道門【凝肌凝骨丹】他還是知道的,這種靈丹效果極佳,萬兩白銀都不一定買得到,竟然不管用?
紅嬿有些自責道:“我研究了多年,若所料不差,這是【鬼懼草】中提煉出來的劇毒。中此毒者,肌膚會不斷潰爛,然後結疤,而且每當夜間,會痛不欲生。一旦毒素達至丹田,一身修為便會被侵蝕殆儘,最終化作一具白骨。”
“她還能活多久?”
徐錦鳳深吸一口冷氣。
所以青欒跟著他去興平縣、去北涼,其實每個夜裡都在煎熬?
但她從來沒說過,也從來沒有表現出來過!
“最多兩年吧,【凝肌凝骨丹】對她越來越沒效果了。”
紅嬿歎了口氣,不過忽然想到了什麼,眼中閃過一絲絲期盼,“若能聚起兩花一草,或許能為她逆天改命!”
雖然這個希望十分的渺茫。
但眼前這位可是徐大人!
最擅長的就是創造奇跡!
那種種天地異象,她可是親眼所見!
“說。”
徐錦鳳言簡意賅道。
“萬花穀的流雲花、蓬萊島的天蠶花、北陸雪山的靈凝草。”
紅嬿說道。
她也是從師父傳給她的醫經上看到的,這三件靈物煉製成丹,可祛除一切傷痕!
包括丹田、神魂上的傷痕!
“我知道了。兩年……時間倒是有點緊,但努力一把,還是有希望的。”
徐錦鳳點了點頭。
“我知你和萬花穀的香香公主關係不錯,這【流雲花】倒是有機會得到。但是蓬萊島乃是道門五大聖地之一,想要上去可沒那麼容易。還有生長在北陸雪山之巔的靈凝草,這才最難獲取的。”

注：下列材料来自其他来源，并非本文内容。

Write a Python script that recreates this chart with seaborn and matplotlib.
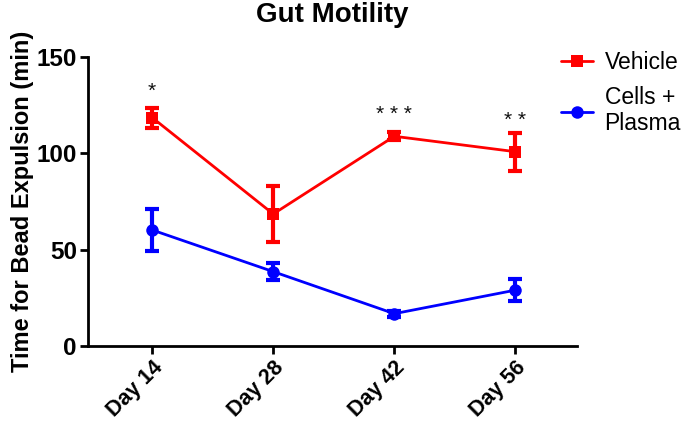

紅嬿解釋道,“兩陸之間隔著靜謐之海,天下萬物皆無法漂浮於上,甚至連風都會被吸入海底。唯有血魔之血煉製的船,方可渡海。”
所以要渡海去往北陸,首先要去魔界走一遭,拐幾個血魔回來當苦力才行。
其實現在的魔族,乃是曾經的域外天魔和人族結合誕下的生靈。
算是半人半魔吧,血脈早已不純了。
甚至平日裡的習性,都和人族差不多。唯有修煉功魔功時,會出現一絲絲魔兆,眼睛會變成詭異的猩紅色。
除此之外,是很難分辨是人是魔的。
但血魔卻不一樣。
血魔就是一個顯眼包。
渾身上下,一片血色,十分容易分辨。
但饒是如此,魔族也沒能真正和人族做到和平共處,甚至經常被人族獵殺。尤其是那些漂亮的魔女,會被人抓了賣給上流貴族當做禁臠。
這種歪風氣,在大胤朝尤為盛烈。大胤上層貴族圈,都以飼養魔女為榮。